### AIM OF THE EXERCISE
Pictures stay out of this copy, which runs from the first line of the material through the line containing "x_b_long = x_b_trans[:68]".

### GIVEN INFORMATION
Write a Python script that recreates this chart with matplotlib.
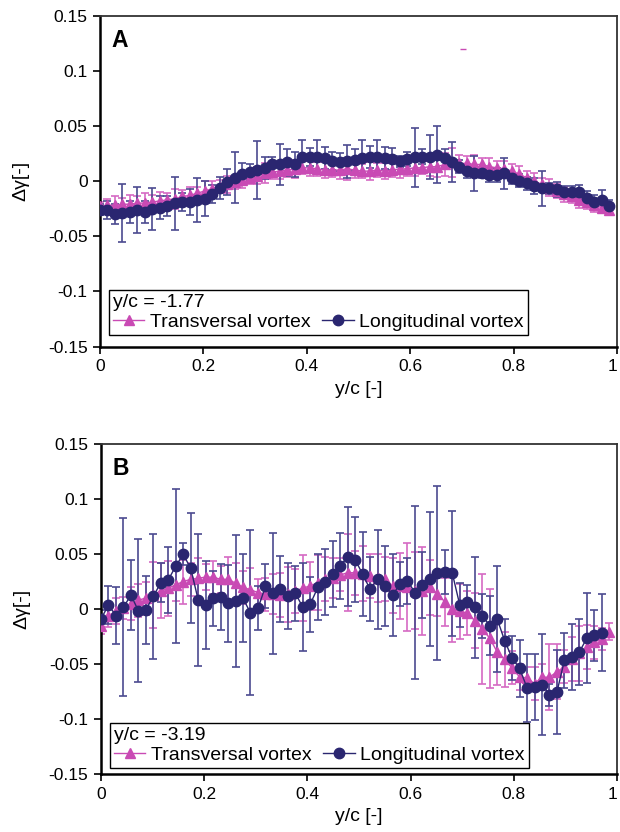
import numpy as np
import matplotlib
matplotlib.use("Agg")
import matplotlib.pyplot as plt

plt.rcParams['font.family'] = ['Liberation Sans', 'DejaVu Sans']

# Grille de positions (y/c)
x_a = np.linspace(0, 0.985, 69)
x_b_trans = np.linspace(0, 0.985, 69)
x_b_long = x_b_trans[:68]

# Panneau A : y/c = -1.77
a_trans = [-0.023, -0.022, -0.022, -0.021, -0.021, -0.020, -0.020, -0.019, -0.018, -0.017,
           -0.016, -0.014, -0.013, -0.011, -0.009, -0.007, -0.005, -0.003, -0.001, 0.001,
           0.003, 0.005, 0.007, 0.008, 0.009, 0.010, 0.011, 0.012, 0.012, 0.011,
           0.010, 0.010, 0.010, 0.011, 0.010, 0.009, 0.009, 0.010, 0.009, 0.010,
           0.011, 0.011, 0.012, 0.012, 0.013, 0.013, 0.015, 0.017, 0.016, 0.016,
           0.015, 0.015, 0.013, 0.012, 0.011, 0.009, 0.006, 0.003, 0.000, -0.003,
           -0.006, -0.009, -0.012, -0.014, -0.017, -0.019, -0.022, -0.024, -0.026]
a_trans_err = [0.004, 0.006, 0.008, 0.006, 0.008, 0.006, 0.009, 0.006, 0.008, 0.006,
               0.009, 0.006, 0.008, 0.006, 0.009, 0.007, 0.006, 0.008, 0.006, 0.007,
               0.006, 0.008, 0.009, 0.006, 0.007, 0.006, 0.008, 0.006, 0.007, 0.006,
               0.007, 0.006, 0.008, 0.010, 0.007, 0.006, 0.008, 0.006, 0.007, 0.006,
               0.008, 0.006, 0.007, 0.006, 0.008, 0.009, 0.010, 0.013, 0.008, 0.007,
               0.009, 0.006, 0.008, 0.006, 0.007, 0.006, 0.008, 0.006, 0.007, 0.006,
               0.008, 0.006, 0.007, 0.006, 0.007, 0.006, 0.006, 0.005, 0.005]
a_long = [-0.026, -0.026, -0.030, -0.029, -0.028, -0.026, -0.028, -0.025, -0.024, -0.023,
          -0.020, -0.019, -0.019, -0.017, -0.016, -0.012, -0.006, -0.001, 0.003, 0.006,
          0.008, 0.010, 0.012, 0.015, 0.015, 0.017, 0.015, 0.022, 0.022, 0.022,
          0.021, 0.018, 0.017, 0.018, 0.019, 0.021, 0.022, 0.022, 0.021, 0.020,
          0.018, 0.020, 0.0215, 0.022, 0.022, 0.024, 0.021, 0.017, 0.013, 0.009,
          0.007, 0.0075, 0.0055, 0.0055, 0.007, 0.0025, 0.0003, -0.002, -0.0045, -0.0067,
          -0.0067, -0.0076, -0.0097, -0.0097, -0.0097, -0.015, -0.019, -0.017, -0.023]
a_long_err = [0.005, 0.008, 0.009, 0.026, 0.010, 0.021, 0.010, 0.019, 0.010, 0.009,
              0.024, 0.008, 0.012, 0.020, 0.016, 0.008, 0.010, 0.012, 0.023, 0.010,
              0.007, 0.026, 0.010, 0.007, 0.019, 0.012, 0.011, 0.015, 0.008, 0.015,
              0.010, 0.008, 0.008, 0.015, 0.010, 0.016, 0.010, 0.015, 0.010, 0.010,
              0.005, 0.006, 0.027, 0.007, 0.020, 0.026, 0.008, 0.018, 0.006, 0.006,
              0.016, 0.005, 0.006, 0.006, 0.014, 0.005, 0.006, 0.006, 0.007, 0.016,
              0.005, 0.007, 0.005, 0.005, 0.006, 0.006, 0.006, 0.009, 0.006]
a_stray_x = [0.702]
a_stray_y = [0.12]

# Panneau B : y/c = -3.19
b_trans = [-0.015, -0.006, -0.002, 0.001, 0.005, 0.008, 0.010, 0.013, 0.0165, 0.019,
           0.022, 0.025, 0.027, 0.028, 0.029, 0.029, 0.027, 0.027, 0.0235, 0.0196,
           0.0175, 0.015, 0.0135, 0.0135, 0.0125, 0.0135, 0.0165, 0.019, 0.021, 0.024,
           0.027, 0.028, 0.031, 0.033, 0.033, 0.032, 0.030, 0.028, 0.027, 0.021,
           0.021, 0.0196, 0.0165, 0.0165, 0.0196, 0.0136, 0.0066, 0.000, -0.002, -0.0036,
           -0.0105, -0.018, -0.0265, -0.039, -0.0458, -0.0536, -0.0618, -0.0627, -0.068, -0.062,
           -0.062, -0.057, -0.0527, -0.045, -0.040, -0.0346, -0.030, -0.027, -0.0205]
b_trans_err = [0.008, 0.010, 0.012, 0.010, 0.015, 0.015, 0.015, 0.030, 0.025, 0.025,
               0.015, 0.020, 0.015, 0.018, 0.012, 0.015, 0.012, 0.020, 0.018, 0.015,
               0.020, 0.012, 0.015, 0.018, 0.020, 0.025, 0.020, 0.030, 0.022, 0.025,
               0.020, 0.018, 0.015, 0.035, 0.020, 0.025, 0.020, 0.022, 0.020, 0.025,
               0.030, 0.040, 0.035, 0.040, 0.025, 0.020, 0.022, 0.030, 0.025, 0.020,
               0.025, 0.050, 0.045, 0.030, 0.025, 0.015, 0.012, 0.010, 0.015, 0.012,
               0.030, 0.025, 0.015, 0.020, 0.025, 0.020, 0.015, 0.010, 0.008]
b_long = [-0.009, 0.0036, -0.006, 0.0015, 0.0127, -0.0015, -0.0006, 0.0115, 0.024, 0.0265,
          0.039, 0.0497, 0.037, 0.0084, 0.0036, 0.0097, 0.0106, 0.0054, 0.0075, 0.0097,
          -0.0036, 0.0006, 0.0205, 0.0145, 0.018, 0.0115, 0.0145, 0.0015, 0.0045, 0.0196,
          0.0247, 0.0316, 0.039, 0.0476, 0.045, 0.0316, 0.018, 0.027, 0.021, 0.0127,
          0.0226, 0.0256, 0.015, 0.0217, 0.027, 0.0325, 0.0337, 0.0325, 0.0036, 0.0066,
          0.0015, -0.006, -0.015, -0.009, -0.0287, -0.0446, -0.054, -0.0717, -0.0708, -0.0687,
          -0.0778, -0.0753, -0.0467, -0.0437, -0.039, -0.0265, -0.024, -0.0217]
b_long_err = [0.008, 0.017, 0.026, 0.081, 0.032, 0.065, 0.031, 0.057, 0.018, 0.030,
              0.070, 0.010, 0.050, 0.060, 0.040, 0.025, 0.030, 0.035, 0.060, 0.040,
              0.075, 0.020, 0.020, 0.055, 0.030, 0.030, 0.025, 0.040, 0.025, 0.030,
              0.030, 0.030, 0.030, 0.045, 0.039, 0.038, 0.029, 0.045, 0.036, 0.037,
              0.020, 0.021, 0.079, 0.030, 0.061, 0.079, 0.020, 0.057, 0.020, 0.015,
              0.046, 0.020, 0.027, 0.048, 0.020, 0.020, 0.026, 0.031, 0.030, 0.046,
              0.010, 0.038, 0.025, 0.030, 0.030, 0.041, 0.023, 0.035]

y_ticks = [-0.15, -0.1, -0.05, 0, 0.05, 0.1, 0.15]
y_tick_labels = ['-0.15', '-0.1', '-0.05', '0', '0.05', '0.1', '0.15']
x_ticks = [0, 0.2, 0.4, 0.6, 0.8, 1]
x_tick_labels = ['0', '0.2', '0.4', '0.6', '0.8', '1']

MAGENTA = '#C94AB4'
MAGENTA_ERR = '#D56AC4'
NAVY = '#2A2670'
NAVY_ERR = '#4C4A90'


def tracer_panneau(ax, x_t, t, t_err, x_l, l, l_err, lettre, titre_legende, legende_pos):
    ax.errorbar(x_t, t, yerr=t_err, fmt='none', ecolor=MAGENTA_ERR, elinewidth=1.2,
                capsize=3, capthick=1.2, zorder=2)
    ax.errorbar(x_l, l, yerr=l_err, fmt='none', ecolor=NAVY_ERR, elinewidth=1.2,
                capsize=3, capthick=1.2, zorder=2)
    ax.plot(x_t, t, color=MAGENTA, marker='^', markersize=7, lw=1,
            label='Transversal vortex', zorder=3)
    ax.plot(x_l, l, color=NAVY, marker='o', markersize=7.5, lw=1,
            label='Longitudinal vortex', zorder=4)

    ax.set_xlim(0, 1)
    ax.set_ylim(-0.15, 0.15)
    ax.set_xticks(x_ticks)
    ax.set_xticklabels(x_tick_labels)
    ax.get_xticklabels()[-1].set_horizontalalignment('right')
    ax.set_yticks(y_ticks)
    ax.set_yticklabels(y_tick_labels)
    ax.tick_params(direction='out', length=5, width=1.2, labelsize=12.5, pad=4)
    ax.set_xlabel('y/c [-]', fontsize=14, labelpad=5)
    ax.set_ylabel('Δγ[-]', fontsize=14, labelpad=13)
    for s in ['left', 'bottom']:
        ax.spines[s].set_linewidth(1.8)
        ax.spines[s].set_color('black')
    for s in ['top', 'right']:
        ax.spines[s].set_linewidth(1.3)
        ax.spines[s].set_color('#333333')

    ax.text(0.022, 0.96, lettre, transform=ax.transAxes, fontsize=16.5,
            fontweight='bold', va='top', ha='left')

    leg = ax.legend(loc='lower left', bbox_to_anchor=legende_pos, ncol=2,
                    title=titre_legende, title_fontsize=14, fontsize=14,
                    frameon=True, fancybox=False, framealpha=1, edgecolor='black',
                    borderaxespad=0, borderpad=0.2, handlelength=1.6,
                    handletextpad=0.3, columnspacing=0.6, labelspacing=0.15,
                    alignment='left')
    leg.get_frame().set_linewidth(1.0)


fig = plt.figure(figsize=(6.2, 8.32), dpi=100)
ax_a = fig.add_axes([0.1613, 0.5835, 0.8339, 0.3978])
ax_b = fig.add_axes([0.1629, 0.0697, 0.8323, 0.3966])

tracer_panneau(ax_a, x_a, a_trans, a_trans_err, x_a, a_long, a_long_err,
               'A', 'y/c = -1.77', (0.018, 0.035))
ax_a.plot(a_stray_x, a_stray_y, marker='_', color=MAGENTA, markersize=4, lw=0)

tracer_panneau(ax_b, x_b_trans, b_trans, b_trans_err, x_b_long, b_long, b_long_err,
               'B', 'y/c = -3.19', (0.018, 0.018))

fig.savefig('out.png', dpi=100)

### RESPONSE TO THE TASK
Write a Python script that recreates this chart with matplotlib.
import numpy as np
import matplotlib
matplotlib.use("Agg")
import matplotlib.pyplot as plt

plt.rcParams['font.family'] = ['Liberation Sans', 'DejaVu Sans']

# Grille de positions (y/c)
x_a = np.linspace(0, 0.985, 69)
x_b_trans = np.linspace(0, 0.985, 69)
x_b_long = x_b_trans[:68]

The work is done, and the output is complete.